Newly Released Tapes Reveal Princess Diana’s Feelings on Her Wedding to Prince Charles: “The Whole Thing Was Ridiculous”
On the heels of the twenty-sixth anniversary of her death in a Parisian car accident at age 36, newly unearthed tapes of Princess Diana’s thoughts on her marriage, family, and mental health have been released, multiple outlets report.
The tapes were recorded for Andrew Morton, the man who would essentially become Diana’s biographer, for his book Diana: Her True Story, released in 1992. The tapes, The Mirror reports, are expected to be released next year as part of a documentary, called Diana: The Rest of Her Story; while it would have been virtually impossible to interview Diana for the book, the tapes were Morton’s way to communicate with the then Princess of Wales secretly. While much of the tapes’ content has been covered already in print and the 2017 documentary Diana: In Her Own Words, more details and quotes that haven’t been spoken about before are coming to light. Here are a few of the revelations from the seven hours’ worth of tapes, of which Morton said “I think people will get a very vivid sense of her personality and her character.”
“When the first film came out, people were blown away because they had not heard Diana talk like this before,” said Tom Jennings, the producer of both the 2017 documentary and the forthcoming film. “It’s a style of storytelling that is very difficult to do, but I think it is the closest thing to the truth that you can get, because nothing gets in your way. It is important as part of Diana’s legacy to allow more of those tapes to be heard.”
On how the then Prince Charles handled confrontation—and his desire for a daughter
Prince Charles, 32, married a just-turned-20-years-old Diana Spencer on July 29, 1981, and the marriage was a mismatch essentially from the start. Beyond their age difference, Charles and Diana were simply just too different and barely knew one another, having only seriously interacted a handful of times before their engagement. In the tapes, Diana revealed how Charles had a tendency to shut down in the wake of confrontation: “At [Prince] Harry’s christening, Charles went up to mummy and said ‘We’re so disappointed, we wanted a girl,’ and mummy snapped his head off and said ‘You should realize you are lucky to have a child that’s normal,’” Diana said. “Ever since that day, the shutters have come down. That’s what he does when he gets somebody answering back at him.” Charles and Diana had two children—Prince William, born in 1982, and Harry, born in 1984; they separated in 1992 (the same year Morton’s book was released) and eventually finalized their divorce in 1996 after 15 years of marriage.
On her wedding day
Dubbed the Wedding of the Century, Diana apparently thought the whole thing was outrageous: “It was grown up,” she said on the tapes. “Here’s Diana, a kindergarten teacher. I mean, the whole thing was ridiculous.”

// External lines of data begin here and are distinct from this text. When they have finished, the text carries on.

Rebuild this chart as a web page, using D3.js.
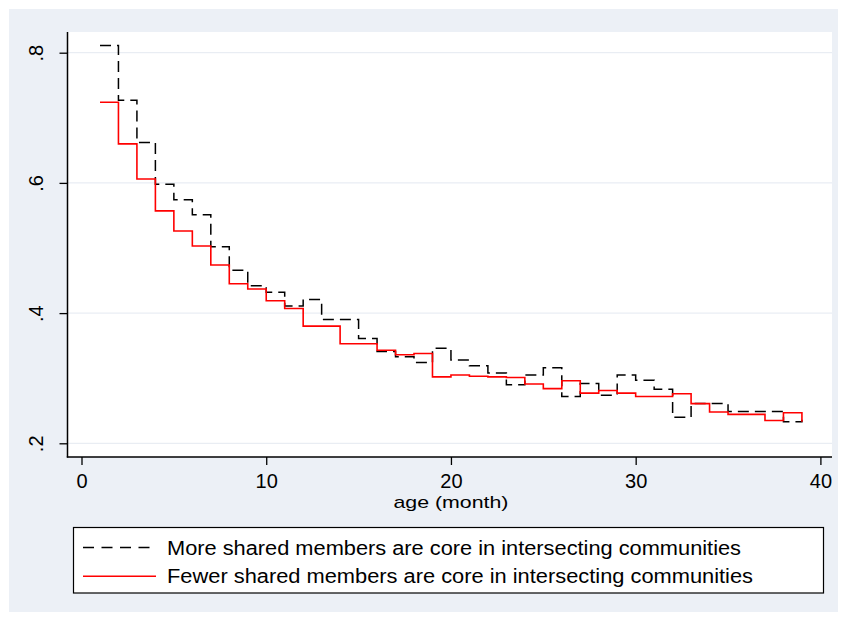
<!DOCTYPE html>
<html>
<head>
<meta charset="utf-8">
<script src="https://cdn.jsdelivr.net/npm/d3@7"></script>
<style>
  body { margin: 0; background: #ffffff; }
  text { font-family: "Liberation Sans", Arial, sans-serif; fill: #000; }
</style>
</head>
<body>
<svg id="chart" width="843" height="617"></svg>
<script>
// Age in months at which each group was observed
const months = [1, 2, 3, 4, 5, 6, 7, 8, 9, 10, 11, 12, 13, 14, 15, 16, 17, 18, 19, 20,
                21, 22, 23, 24, 25, 26, 27, 28, 29, 30, 31, 32, 33, 34, 35, 36, 37, 38, 39];

// More shared members are core in intersecting communities
const moreShared = [0.811, 0.727, 0.662, 0.598, 0.574, 0.551, 0.502, 0.466, 0.442, 0.432,
                    0.411, 0.421, 0.390, 0.390, 0.361, 0.341, 0.333, 0.324, 0.346, 0.328,
                    0.319, 0.308, 0.290, 0.305, 0.316, 0.272, 0.292, 0.274, 0.305, 0.297,
                    0.283, 0.240, 0.261, 0.261, 0.249, 0.249, 0.249, 0.233, 0.236];

// Fewer shared members are core in intersecting communities
const fewerShared = [0.724, 0.660, 0.606, 0.557, 0.526, 0.503, 0.474, 0.445, 0.437, 0.419,
                     0.407, 0.380, 0.380, 0.353, 0.353, 0.343, 0.336, 0.338, 0.302, 0.305,
                     0.303, 0.302, 0.301, 0.291, 0.284, 0.296, 0.277, 0.281, 0.277, 0.272,
                     0.272, 0.276, 0.261, 0.248, 0.2445, 0.2445, 0.235, 0.247, 0.233];

const xTicks = [0, 10, 20, 30, 40];
const xTickLabels = ["0", "10", "20", "30", "40"];
const yTicks = [0.2, 0.4, 0.6, 0.8];
const yTickLabels = [".2", ".4", ".6", ".8"];

const legendLabels = [
  "More shared members are core in intersecting communities",
  "Fewer shared members are core in intersecting communities"
];

const svg = d3.select("#chart");

// Outer graph region
svg.append("rect")
  .attr("x", 9).attr("y", 9).attr("width", 829).attr("height", 603)
  .attr("fill", "#ecf0f6");

// Plot region
const plot = { left: 67.5, right: 832, top: 32, bottom: 457 };
svg.append("rect")
  .attr("x", plot.left).attr("y", plot.top)
  .attr("width", plot.right - plot.left).attr("height", plot.bottom - plot.top)
  .attr("fill", "#ffffff");

const x = d3.scaleLinear().domain([0, 40]).range([81.5, 820.4]);
const y = d3.scaleLinear().domain([0.2, 0.8]).range([443.3, 52.7]);

// Horizontal gridlines
svg.append("g")
  .selectAll("line")
  .data(yTicks)
  .join("line")
  .attr("x1", plot.left).attr("x2", plot.right)
  .attr("y1", d => y(d)).attr("y2", d => y(d))
  .attr("stroke", "#e4e9f1").attr("stroke-width", 1);

// Y axis with rotated labels
const yAxis = svg.append("g")
  .attr("transform", `translate(${plot.left},0)`)
  .call(d3.axisLeft(y).tickValues(yTicks)
    .tickFormat((d, i) => yTickLabels[i])
    .tickSize(8).tickSizeOuter(0));
yAxis.select(".domain").remove();
yAxis.selectAll(".tick line").attr("stroke", "#000").attr("stroke-width", 1.3);
yAxis.selectAll(".tick text")
  .attr("transform", "rotate(-90)")
  .attr("x", 0).attr("y", -25).attr("dy", 0)
  .attr("text-anchor", "middle")
  .style("font-size", "20px")
  .style("font-family", "'Liberation Sans', Arial, sans-serif");

// X axis
const xAxis = svg.append("g")
  .attr("transform", `translate(0,${plot.bottom})`)
  .call(d3.axisBottom(x).tickValues(xTicks)
    .tickFormat((d, i) => xTickLabels[i])
    .tickSize(8).tickSizeOuter(0));
xAxis.select(".domain").remove();
xAxis.selectAll(".tick line").attr("stroke", "#000").attr("stroke-width", 1.3);
xAxis.selectAll(".tick text")
  .attr("y", 31).attr("dy", 0)
  .style("font-size", "20px")
  .style("font-family", "'Liberation Sans', Arial, sans-serif");

// Axis lines
svg.append("line")
  .attr("x1", plot.left).attr("x2", plot.left)
  .attr("y1", plot.top).attr("y2", plot.bottom + 0.6)
  .attr("stroke", "#000").attr("stroke-width", 1.5);
svg.append("line")
  .attr("x1", plot.left - 0.7).attr("x2", plot.right)
  .attr("y1", plot.bottom).attr("y2", plot.bottom)
  .attr("stroke", "#000").attr("stroke-width", 1.5);

// Axis title
svg.append("text")
  .attr("x", x(20)).attr("y", 508)
  .attr("text-anchor", "middle")
  .attr("textLength", 115)
  .attr("lengthAdjust", "spacingAndGlyphs")
  .style("font-size", "17px")
  .text("age (month)");

// Step lines
const stepLine = d3.line()
  .x(d => x(d[0]))
  .y(d => y(d[1]))
  .curve(d3.curveStepAfter);

const series = [
  { values: moreShared, color: "#000000", dash: "11,6", width: 1.5 },
  { values: fewerShared, color: "#ff0000", dash: null, width: 1.6 }
];

svg.append("g")
  .selectAll("path")
  .data(series)
  .join("path")
  .attr("d", s => stepLine(months.map((m, i) => [m, s.values[i]])))
  .attr("fill", "none")
  .attr("stroke", s => s.color)
  .attr("stroke-width", s => s.width)
  .attr("stroke-dasharray", s => s.dash);

// Legend
const legend = svg.append("g");
legend.append("rect")
  .attr("x", 73.5).attr("y", 527.5).attr("width", 750).attr("height", 65.5)
  .attr("fill", "#ffffff").attr("stroke", "#000").attr("stroke-width", 1.2);

const legendTextWidths = [574, 586];
const legendRows = legend.selectAll("g.row")
  .data(series)
  .join("g")
  .attr("class", "row")
  .attr("transform", (d, i) => `translate(0,${547.5 + i * 28.8})`);
legendRows.append("line")
  .attr("x1", 83).attr("x2", 156)
  .attr("stroke", d => d.color)
  .attr("stroke-width", d => d.width)
  .attr("stroke-dasharray", d => d.dash ? "11,7.5" : null);
legendRows.append("text")
  .attr("x", 167).attr("y", 7)
  .attr("textLength", (d, i) => legendTextWidths[i])
  .attr("lengthAdjust", "spacingAndGlyphs")
  .style("font-size", "20px")
  .text((d, i) => legendLabels[i]);
</script>
</body>
</html>
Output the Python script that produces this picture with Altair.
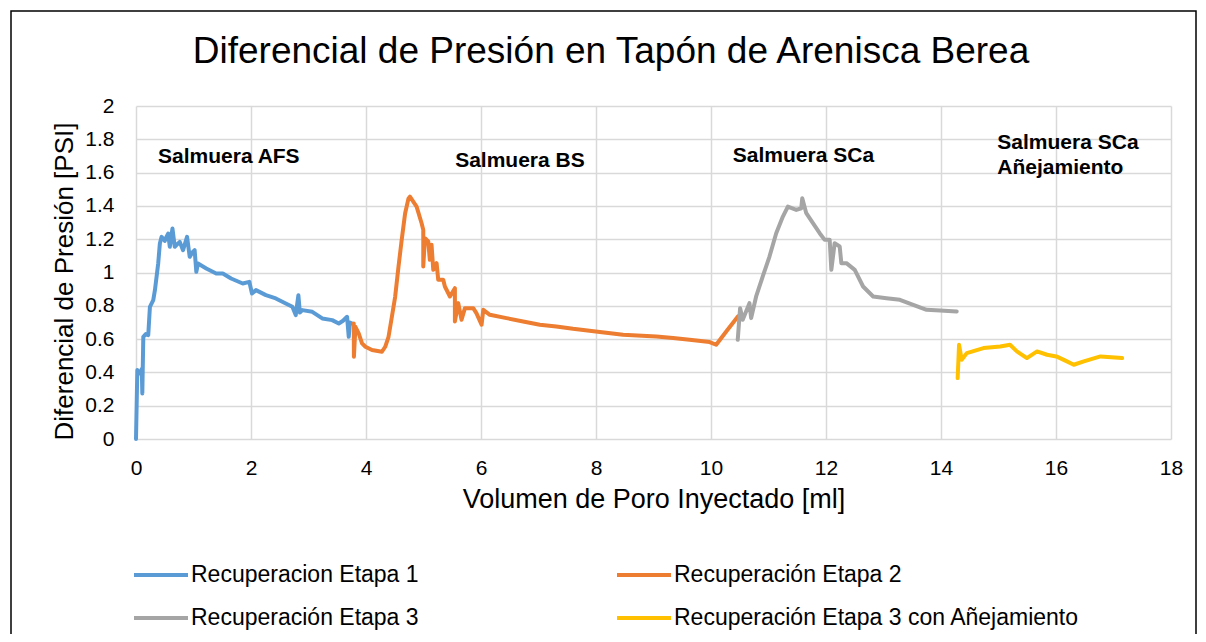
import altair as alt
import pandas as pd

# ---- data ----
s1_x = [0, 0.023, 0.05, 0.069, 0.10, 0.11, 0.127, 0.17, 0.213, 0.242, 0.3, 0.329, 0.386, 0.415, 0.444,
        0.5, 0.53, 0.559, 0.588, 0.634, 0.674, 0.72, 0.761, 0.818, 0.888, 0.934, 0.98, 1.02, 1.049, 1.078,
        1.222, 1.395, 1.51, 1.654, 1.856, 1.971, 2.017, 2.086, 2.259, 2.432, 2.605, 2.72, 2.778, 2.824,
        2.85, 2.893, 3.066, 3.239, 3.412, 3.527, 3.6, 3.671, 3.7, 3.72, 3.758]
s1_y = [0, 0.414, 0.40, 0.394, 0.42, 0.274, 0.614, 0.63, 0.624, 0.794, 0.834, 0.894, 1.054, 1.174, 1.214,
        1.19, 1.214, 1.234, 1.154, 1.264, 1.154, 1.17, 1.184, 1.134, 1.214, 1.094, 1.12, 1.134, 1.004, 1.054,
        1.024, 0.994, 0.994, 0.964, 0.934, 0.944, 0.874, 0.894, 0.864, 0.844, 0.814, 0.794, 0.744, 0.864,
        0.76, 0.774, 0.764, 0.724, 0.714, 0.694, 0.71, 0.734, 0.614, 0.70, 0.694]

s2_x = [3.787, 3.79, 3.816, 3.873, 3.931, 3.99, 4.104, 4.277, 4.334, 4.392, 4.45, 4.507, 4.565, 4.62, 4.68,
        4.738, 4.764, 4.88, 4.967, 4.996, 4.996, 5.025, 5.083, 5.11, 5.14, 5.17, 5.228, 5.256, 5.343, 5.372,
        5.46, 5.546, 5.546, 5.604, 5.662, 5.72, 5.865, 5.92, 6.01, 6.04, 6.154, 6.443, 6.733, 7.023, 7.31,
        7.6, 7.995, 8.47, 9.05, 9.34, 9.628, 9.976, 10.09, 10.265, 10.38, 10.468]
s2_y = [0.694, 0.494, 0.674, 0.634, 0.574, 0.554, 0.534, 0.524, 0.554, 0.614, 0.734, 0.854, 1.034, 1.194, 1.354,
        1.444, 1.456, 1.396, 1.296, 1.256, 1.036, 1.206, 1.186, 1.076, 1.166, 1.016, 1.056, 0.956, 0.956, 0.916,
        0.856, 0.906, 0.706, 0.816, 0.716, 0.786, 0.786, 0.756, 0.686, 0.776, 0.746, 0.726, 0.706, 0.686, 0.676,
        0.662, 0.646, 0.626, 0.616, 0.606, 0.596, 0.582, 0.566, 0.646, 0.696, 0.736]

s3_x = [10.465, 10.506, 10.552, 10.61, 10.669, 10.698, 10.785, 10.9, 11.017, 11.134, 11.25, 11.337, 11.483,
        11.57, 11.587, 11.657, 11.773, 11.89, 11.977, 12.064, 12.093, 12.15, 12.238, 12.267, 12.355, 12.5,
        12.645, 12.82, 13.052, 13.285, 13.517, 13.75, 13.983, 14.273]
s3_y = [0.596, 0.786, 0.716, 0.766, 0.816, 0.726, 0.856, 0.976, 1.096, 1.236, 1.336, 1.396, 1.376,
        1.386, 1.446, 1.356, 1.296, 1.236, 1.196, 1.196, 1.016, 1.176, 1.156, 1.056, 1.056, 1.016,
        0.916, 0.856, 0.846, 0.836, 0.806, 0.776, 0.772, 0.766]

s4_x = [14.29, 14.314, 14.36, 14.448, 14.738, 15.03, 15.2, 15.32, 15.494, 15.67, 15.843, 16.006, 16.19,
        16.308, 16.483, 16.773, 17.15]
s4_y = [0.366, 0.566, 0.476, 0.516, 0.546, 0.556, 0.566, 0.526, 0.486, 0.526, 0.506, 0.496, 0.466,
        0.446, 0.466, 0.496, 0.486]

series_names = ["Recuperacion Etapa 1", "Recuperación Etapa 2", "Recuperación Etapa 3",
                "Recuperación Etapa 3 con Añejamiento"]
series_colors = ["#5b9bd5", "#ed7d31", "#a5a5a5", "#ffc000"]
# legend is filled column by column: this order puts 1|2 on the first row and 3|4 on the second
legend_order = [0, 2, 1, 3]

ann_text = ["Salmuera AFS", "Salmuera BS", "Salmuera SCa", "Salmuera SCa\nAñejamiento"]
ann_x = [0.383, 5.55, 10.38, 14.98]
ann_y = [1.66, 1.635, 1.662, 1.742]

chart_title = "Diferencial de Presión en Tapón de Arenisca Berea"

x_ticks = [0, 2, 4, 6, 8, 10, 12, 14, 16, 18]
y_ticks = [0, 0.2, 0.4, 0.6, 0.8, 1, 1.2, 1.4, 1.6, 1.8, 2]

# ---- build tables ----
rows = []
for name, xs, ys in zip(series_names, [s1_x, s2_x, s3_x, s4_x], [s1_y, s2_y, s3_y, s4_y]):
    for i, (xv, yv) in enumerate(zip(xs, ys)):
        rows.append({"serie": name, "x": xv, "y": yv, "i": i})
df = pd.DataFrame(rows)
ann = pd.DataFrame({"x": ann_x, "y": ann_y, "t": ann_text})

dom = [series_names[k] for k in legend_order]
rng = [series_colors[k] for k in legend_order]

FONT = "Liberation Sans"

x_axis = alt.Axis(values=x_ticks, tickCount=len(x_ticks) + 2, format="~g",
                  title="Volumen de Poro Inyectado [ml]",
                  ticks=False, domain=False, labelFontSize=21, labelPadding=18,
                  labelOverlap=False, labelFlush=False,
                  labelColor="#000000", grid=True, gridColor="#d9d9d9", gridWidth=1.5,
                  titleFontSize=27, titleFontWeight="normal", titleColor="#000000",
                  titleY=68, titleBaseline="alphabetic")
y_axis = alt.Axis(values=y_ticks, tickCount=len(y_ticks) + 2, format="~g",
                  title="Diferencial de Presión [PSI]",
                  ticks=False, domain=False, labelFontSize=21, labelPadding=22,
                  labelOverlap=False, labelFlush=False,
                  labelColor="#000000", grid=True, gridColor="#d9d9d9", gridWidth=1.5,
                  titleFontSize=26, titleFontWeight="normal", titleColor="#000000",
                  titleAngle=270, titleX=-64, titleY=175, titleAlign="center",
                  titleBaseline="alphabetic")
x_scale = alt.Scale(domain=[0, 18], nice=False)
y_scale = alt.Scale(domain=[0, 2], nice=False)

lines = alt.Chart(df).mark_line(strokeWidth=4, strokeJoin="round", strokeCap="round").encode(
    x=alt.X("x:Q", scale=x_scale, axis=x_axis),
    y=alt.Y("y:Q", scale=y_scale, axis=y_axis),
    order="i:Q",
    color=alt.Color("serie:N", sort=dom,
                    scale=alt.Scale(domain=dom, range=rng),
                    legend=alt.Legend(title=None, orient="none", legendX=-4, legendY=440,
                                      columns=2, columnPadding=190, rowPadding=2,
                                      symbolType="stroke", symbolSize=2916, symbolStrokeWidth=4,
                                      labelFontSize=23, labelOffset=1, labelColor="#000000",
                                      labelLimit=600, padding=0)),
)

labels = alt.Chart(ann).mark_text(align="left", baseline="alphabetic", fontWeight="bold",
                                  fontSize=21, lineHeight=25, lineBreak="\n", color="#000000",
                                  font=FONT).encode(
    x=alt.X("x:Q", scale=x_scale, axis=x_axis),
    y=alt.Y("y:Q", scale=y_scale, axis=y_axis),
    text="t:N")

title = alt.Chart(alt.Data(values=[{"t": chart_title}])).mark_text(
    align="center", baseline="alphabetic", fontSize=37, color="#000000", font=FONT).encode(
    x=alt.value(475), y=alt.value(-43), text="t:N")

frame = alt.Chart(alt.Data(values=[{"k": 1}])).mark_rect(fill=None, stroke="#000000", strokeWidth=1.5).encode(
    x=alt.value(-125), x2=alt.value(1060), y=alt.value(-95), y2=alt.value(600))

chart = alt.layer(frame, lines, labels, title).properties(
    width=1035, height=333,
    autosize=alt.AutoSizeParams(type="none"),
    padding={"left": 128, "top": 98, "right": 27, "bottom": 195},
).configure(font=FONT).configure_view(stroke=None)

chart.save("out.html", embed_options={"renderer": "svg", "actions": False})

On her strained relationship with her stepmother
Diana’s parents divorced when she was young, and her father remarried socialite Raine Spencer (who Diana infamously called “Acid Raine”), daughter of one of Diana’s favorite romance novelists, Barbara Cartland. Raine married Diana’s father in 1976, when Diana was 15, and of her stepmother Diana said on the tapes “I was so angry. I said, ‘I hate you so much. If you only knew how much we all hated you for what you’ve done. You ruined the house. You spent daddy’s money.’ I have said everything I possibly could. Raine said, ‘You have no idea how much pain your mother put your father through.’”
Diana continued “I said, ‘Pain, Raine? It’s one word you don’t even know how to relate to. In my job, I see people suffer like you never see. You call that pain?’ I said, ‘You’ve got a lot to learn.’ I remember really going for her gullet.” (By the way, after her divorce from Charles, Diana and Raine eventually reconciled before the Princess of Wales died in 1997.)